Gregory experienced something he had never known: suffocation. One by one, each crow watched his brethren crash to the earth, until the last one closed its eyes. And Gregory sensed no more from the woman’s hut.
The fires started raging at midnight, under the starlight and full moon, in the southeast corner of his pumpkin field. The workers arrived not long after in trucks, with pails. They worked steadily, passing the pails full of water in a line from the well to the fire.
The workers were doomed to fail. Fearful of their safety and for his field, Gregory unhitched himself from the pole supporting his body, and wobbled two paces before steadying himself upright.
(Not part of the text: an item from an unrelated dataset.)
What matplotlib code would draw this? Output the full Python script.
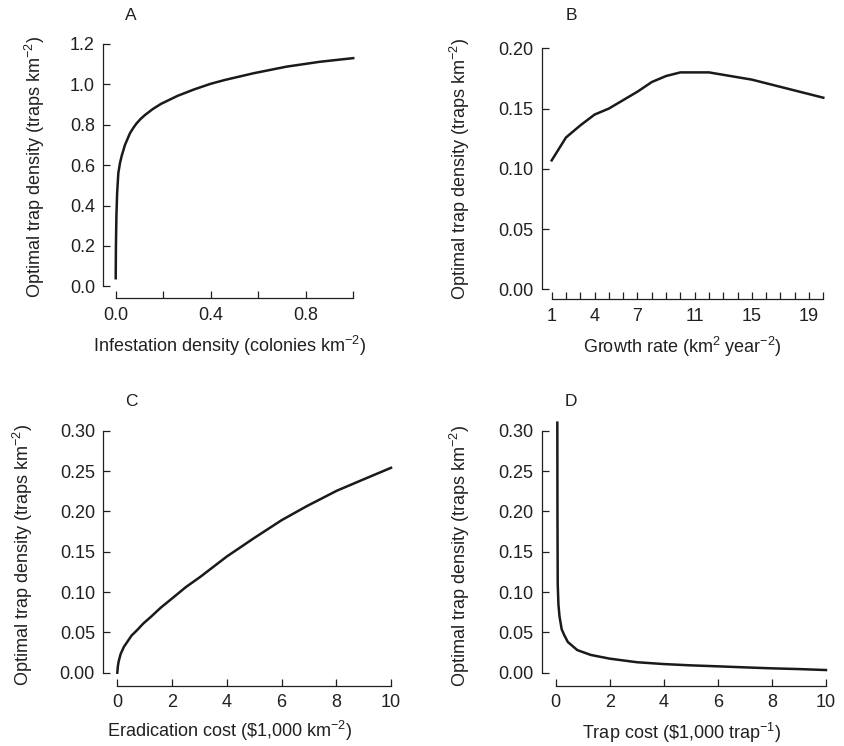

He raised his arms skyward, oblong head tilted back. He did not need to say anything. Couldn’t say anything. He only needed to think it, and wish it with the core of his being.
The clouds gathered, covering the stars, rolling over the countryside. Already, a single drop fell on Gregory’s felt cap. Soon. He hoped it wasn’t too late.
The fire was spreading to the southwest corner and edging north. The remainder of his murder told him so with panicked caws and fast beating wings. Gregory picked up a hoe from the ground, curling his wiry fingers tight around the shaft.
To the fire, though the crows warned him. Gregory felt no heat, his crackling straw protected by the curse that allowed him to live through his crows. One of which spotted the calm center of the inferno. Where the woman worked her magic.
He found her. From his crows’ eyes, he saw his body burning. The overheated hoe. The woman’s half step back, too far and too close to her own fire. She had only a moment of awe, before he sunk the hoe with supernatural force into her skull.
Gregory collapsed on top of her and watched both of them burn to ashes before the downpour came. He sensed no more, until a new scarecrow was made for him.